In my opinion, this should make any holder of the Warrants really nervous. Currently, the Piraus Warrants do not have any intrinsic value, as the price of the share is below the strike. So all value is time value. With the option valuation tool we can play around a little bit with the maturity. Shortening the maturity (all other things equal) by 6 months for instance reduces the value of the Warrant by -10%, shortening it to July 2015 would reduce the value by more than -20%. The “break even” based on a 45% volatility would be some kind of “forced exercise” at the end of October 2014.
I do not know under which law the warrant has been issued, but if it’s under Greek law, then anything could be possible.
Valuation of Piraeus Bank
Finally a quick glance at the valuation of Piraeus Bank itself. Piraeus is currently valued at around 1,2 times book value. This is on a level with banks like Standard Chartered or Banco Santander, high quality diversified banks. However this is much higher than other domestic or regional players like for instance Unicredit (0.74) , Intesa (0,84), Credit Agricole (0,64) or even HSBC (1.05).
So without going into much detail, Piraeus bank looks rather expensive and a lot of recovery expectations seem to be priced in already.
At a first glance and under some critical assumptions, the Piraeus Warrants do look undervalued by around 40% based on historical volatilities and the price of the Piraeus share.

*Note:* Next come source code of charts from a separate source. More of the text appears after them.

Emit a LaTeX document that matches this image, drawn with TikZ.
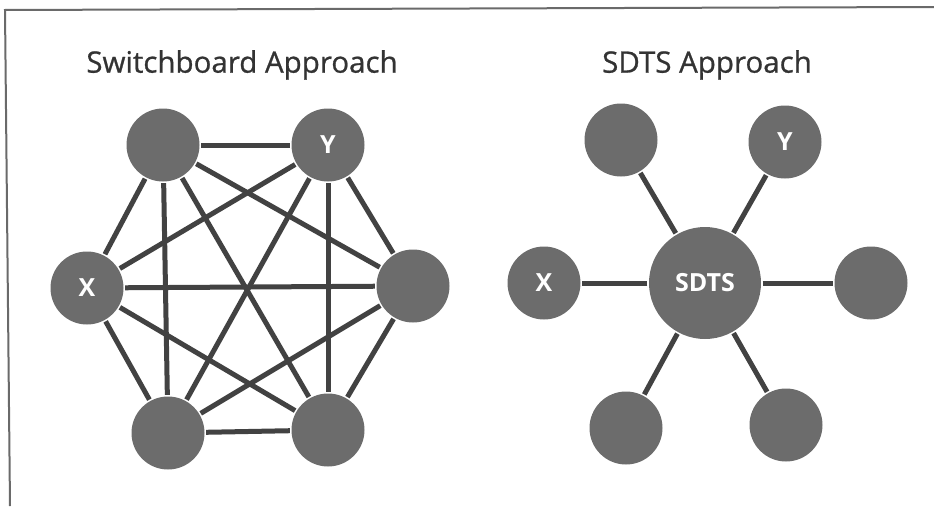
\documentclass[tikz,border=0pt]{standalone}
\usepackage{fontspec}
\setmainfont{Open Sans}
\newfontfamily\ttlfont[FakeBold=0.8]{Open Sans}
\begin{document}
\begin{tikzpicture}[x=1pt,y=-1pt,
  nd/.style={circle,fill=nodegray,minimum size=73pt,inner sep=0pt,text=white,font=\bfseries\fontsize{25}{27}\selectfont},
  hub/.style={nd,minimum size=112pt},
  ln/.style={draw=linegray,line width=5pt,shorten <=1.5pt,shorten >=1.5pt},
  ttl/.style={text=titlegray,font=\ttlfont\fontsize{29.5}{32}\selectfont,inner sep=0pt}]
\definecolor{nodegray}{HTML}{6C6C6C}
\definecolor{linegray}{HTML}{424242}
\definecolor{titlegray}{HTML}{333333}
\definecolor{framegray}{HTML}{6A6A6A}
\useasboundingbox (0,0) rectangle (934,506);
% frame
\coordinate (f1) at (5,10);
\coordinate (f2) at (934,7);
\coordinate (f3) at (10,506);
\draw[framegray,line width=2pt] (f2) -- (f1) -- (f3);
% titles
\node[ttl] (t1) at (242,65) {Switchboard Approach};
\node[ttl] (t2) at (707,65) {SDTS Approach};
% switchboard nodes
\node[nd] (a) at (163,145) {};
\node[nd] (y) at (328,145) {Y};
\node[nd] (x) at (87,288) {X};
\node[nd] (r) at (413,286) {};
\node[nd] (bl) at (168,433) {};
\node[nd] (br) at (328,430) {};
\foreach \u/\v in {a/y,a/x,a/r,a/bl,a/br,y/x,y/r,y/bl,y/br,x/r,x/bl,x/br,r/bl,r/br,bl/br}
  \draw[ln] (\u) -- (\v);
% SDTS nodes
\node[hub] (s) at (705,283) {SDTS};
\node[nd] (s1) at (621,140) {};
\node[nd] (sy) at (785,142) {Y};
\node[nd] (sx) at (544,283) {X};
\node[nd] (sr) at (871,283) {};
\node[nd] (s4) at (626,428) {};
\node[nd] (s5) at (786,425) {};
\foreach \v in {s1,sy,sx,sr,s4,s5}
  \draw[ln] (s) -- (\v);
\end{tikzpicture}
\end{document}
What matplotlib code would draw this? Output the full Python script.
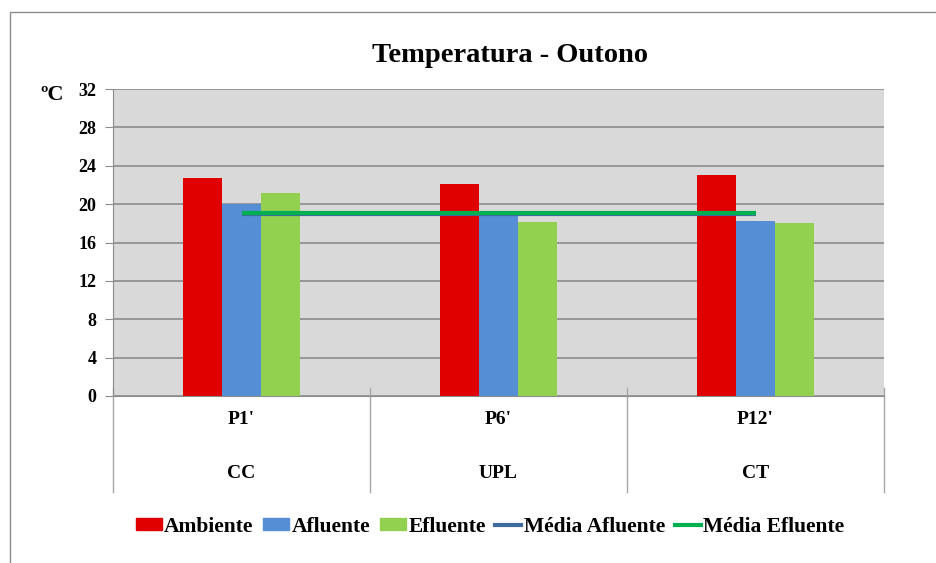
import matplotlib
matplotlib.use("Agg")
import matplotlib.pyplot as plt
import matplotlib.transforms as mtransforms
from matplotlib.patches import Patch, Rectangle
from matplotlib.lines import Line2D
import numpy as np

plt.rcParams['font.family'] = ['Liberation Serif', 'DejaVu Serif']
plt.rcParams['font.weight'] = 'bold'

points = ["P1'", "P6'", "P12'"]
groups = ["CC", "UPL", "CT"]
ambiente = [22.7, 22.1, 23.0]
afluente = [20.0, 19.0, 18.2]
efluente = [21.2, 18.1, 18.0]
media_afluente = [19.0, 19.0, 19.0]
media_efluente = [19.1, 19.1, 19.1]
yticks = [0, 4, 8, 12, 16, 20, 24, 28, 32]

c_amb = '#E00000'
c_afl = '#558ED5'
c_efl = '#92D050'
c_mafl = '#3F6A9E'
c_mefl = '#00B050'

fig = plt.figure(figsize=(9.36, 5.63), dpi=100)
fig.patch.set_facecolor('white')
ax = fig.add_axes([113/936, 1-396/563, 771/936, 307/563])
ax.set_facecolor('#D9D9D9')

x = np.arange(len(points))
w = 0.152
ax.bar(x - w, ambiente, w, color=c_amb, zorder=3)
ax.bar(x, afluente, w, color=c_afl, zorder=3)
ax.bar(x + w, efluente, w, color=c_efl, zorder=3)
ax.plot(x, media_afluente, color=c_mafl, lw=3, zorder=4, solid_capstyle='butt')
ax.plot(x, media_efluente, color=c_mefl, lw=3, zorder=5, solid_capstyle='butt')

ax.set_xlim(-0.5, len(points) - 0.5)
ax.set_ylim(0, 32)
ax.set_yticks(yticks)
ax.set_yticklabels([str(v) for v in yticks], fontsize=13, fontweight='bold')
ax.yaxis.grid(True, color='#8C8C8C', lw=1.2, zorder=1)
ax.set_xticks([])
for s in ['top', 'right']:
    ax.spines[s].set_visible(False)
ax.spines['left'].set_color('#8C8C8C')
ax.spines['bottom'].set_color('#8C8C8C')
ax.spines['bottom'].set_zorder(6)
ax.tick_params(axis='y', length=6, color='#8C8C8C', pad=6)

trans = mtransforms.blended_transform_factory(ax.transData, fig.transFigure)
for b in np.arange(-0.5, len(points), 1.0):
    ax.add_line(Line2D([b, b], [1-388/563, 1-492/563], transform=trans,
                       color='#A6A6A6', lw=1, clip_on=False))
for i in range(len(points)):
    ax.text(x[i], 1-420/563, points[i], transform=trans, ha='center', va='center',
            fontsize=14, fontweight='bold')
    ax.text(x[i], 1-473/563, groups[i], transform=trans, ha='center', va='center',
            fontsize=14, fontweight='bold')

fig.text(510/936, 1-56/563, 'Temperatura - Outono', ha='center', va='center',
         fontsize=20.5, fontweight='bold')
fig.text(52/936, 1-95/563, 'ºC', ha='center', va='center', fontsize=16, fontweight='bold')

# chart border
fig.add_artist(Rectangle((10/936, -0.1), 2, 1 - 12/563 + 0.1, transform=fig.transFigure,
                         fill=False, edgecolor='#8C8C8C', lw=1))

handles = [Patch(color=c_amb), Patch(color=c_afl), Patch(color=c_efl),
           Line2D([], [], color=c_mafl, lw=3), Line2D([], [], color=c_mefl, lw=3)]
labels = ['Ambiente', 'Afluente', 'Efluente', 'Média Afluente', 'Média Efluente']
fig.legend(handles, labels, loc='center', bbox_to_anchor=(490/936, 1-527/563), ncol=5,
           frameon=False, prop={'size': 15.5, 'weight': 'bold'}, handlelength=1.2,
           handletextpad=0.12, columnspacing=0.45, handleheight=0.5)

fig.savefig('out.png', dpi=100, facecolor='white')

However there seems to be significant risks, that the terms of the Warrant could be subject to change with a negative impact on the warrant. ALso the valuation level of Piraeus bank itself looks rather optimistic.
I would not want to own the Warrants “outright”. For someone who is ale to short the shares, a delta hedged position could be interesting in order to “harvest” to low implied volatility, although there would still be the risk of the change in Warrant terms.
I haven’t looked at the other Greek banks where similar warrants have been issued.